Supreme Court Rules Class Action Waivers in Arbitration Agreements Are Enforceable: What It Means for Employment Cases

In a split, 5-3 decision, the US Supreme Court held that “class action waiver” provisions in arbitration agreements remain valid and enforceable, even if the alternative—individual arbitration claims—is so costly that plaintiffs are deterred from pursuing them. The plaintiffs and respondents in American Express Co. v. Italian Colors Restaurant were merchants who accept American Express cards. They sued American Express (AmEx) and a wholly-owned subsidiary claiming that AmEx charged excessive rates for the use of its credit cards, violating antitrust laws. The agreements between the plaintiff-merchants and AmEx required that all disputes be resolved by arbitration, and expressly prohibited the arbitration of any claims on a class-wide basis, thus constituting “class action waivers.”

The plaintiff-merchants argued that the class action waivers must be invalidated because to enforce them would require each merchant to incur costs litigating an individual case that so far outweighed the potential benefit (up to $1 million versus $38,549). Thus, they argued that the waivers prevented the “effective vindication” of their antitrust claims, which itself contravened the antitrust laws.

Writing for the Court, Justice Antonin Scalia observed initially that the Federal Arbitration Act “reflects the overarching principle that arbitration is a matter of contract,” and that courts must “vigorously enforce” arbitration agreements unless compelled otherwise by a “contrary congressional command.” He then noted not only the absence of any contrary congressional command compelling the rejection of class arbitration waivers, but that “antitrust laws do not guarantee an affordable procedural path to the vindication of every claim.” The majority opinion further noted that the right to pursue a statutory remedy is not eliminated simply because a plaintiff might not find the “expense involved in proving a statutory remedy” to be worthwhile (emphasis in original). The opinion essentially restricted the “effective vindication” principle — a standard used by some courts in the past to determine whether class action waiver agreements should be enforced solely by reference to whether individual claims would be too burdensome to “vindicate” — to situations where the arbitration agreement itself imposes high filing fees or forum costs rather than situations like in American Express where the economics of litigating a particular claim on an individual basis are unlikely.

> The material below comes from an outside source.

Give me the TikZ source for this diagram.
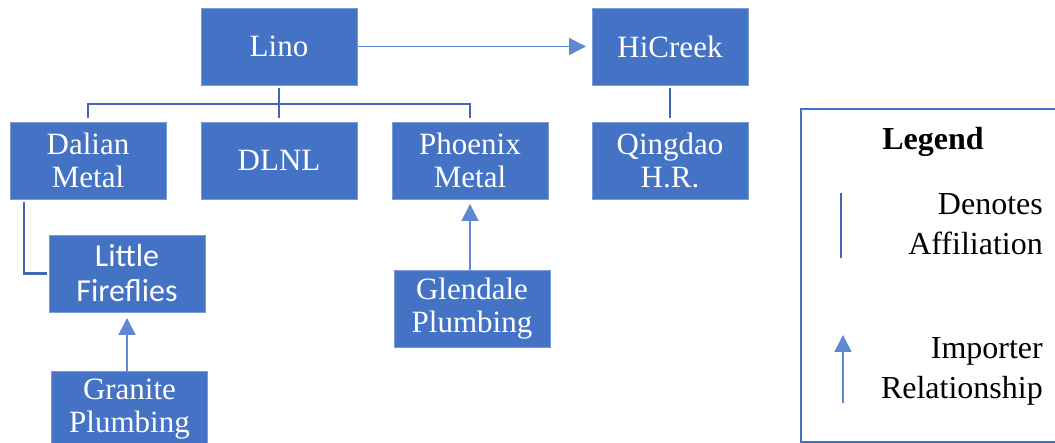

The Supreme Court’s decision is closely aligned with its recent decisions upholding arbitration agreements, most notably AT&T Mobility v. Concepcion, 563 U.S. ___ , 131 S. Ct. 1740 (2011). Specifically, the Court reasoned that AT&T Mobility “all but resolves this case.” Invalidating a state law that required the availability of class arbitration on the ground that such law “interfered with fundamental attributes of arbitration,” the Court noted that AT&T Mobility “specifically rejected the argument that class arbitration was necessary to prosecute claims ‘that might otherwise slip through the legal system.’”

Writing for the dissent, Justice Elena Kagan wrote that the effective vindication doctrine was created specifically for situations like this case – where an arbitration clause “operates to confer immunity from potentially meritorious federal claims.” In the dissent’s view, the class arbitration waiver in the arbitration agreement between AmEx and the merchants simply reflected a monopoly using “its monopoly power to protect its monopoly power” by ensuring that cost-effective routes for challenging alleged Sherman Act violations were foreclosed to potential claimants, while the only ones remaining were “prohibitively expensive.”

American Express obviously has important ramifications in the employment law sector, particularly in states like California, where employers often have class action waivers in their arbitration agreements with employees. Also, state court decisions like the California Supreme Court’s Gentry v. Superior Court, 42 Cal. 4th 443 (2007) and Armendariz v. Foundation Health Psychcare Services, Inc., 24 Cal. 4th 83 (2000) restrict arbitration provisions generally in employment cases (and Gentry restricts class action waivers specifically) on the basis of the effective vindication doctrine. One type of case that will certainly be impacted by American Express are wage-hour class, collective, or representative claims, where individual damages may be modest, similar to the merchants’ claims in American Express. In the future, American Express could be interpreted to remove a major previous impediment to enforcing class action waiver provisions applying to both wage-hour claims, and employment claims in general.

However, companies and employers should monitor federal and state court decisions applying American Express closely. In states that may judicially disfavor arbitration agreements, courts may not choose to directly follow American Express as they encounter disputes about the validity of class action waivers in employment arbitration agreements.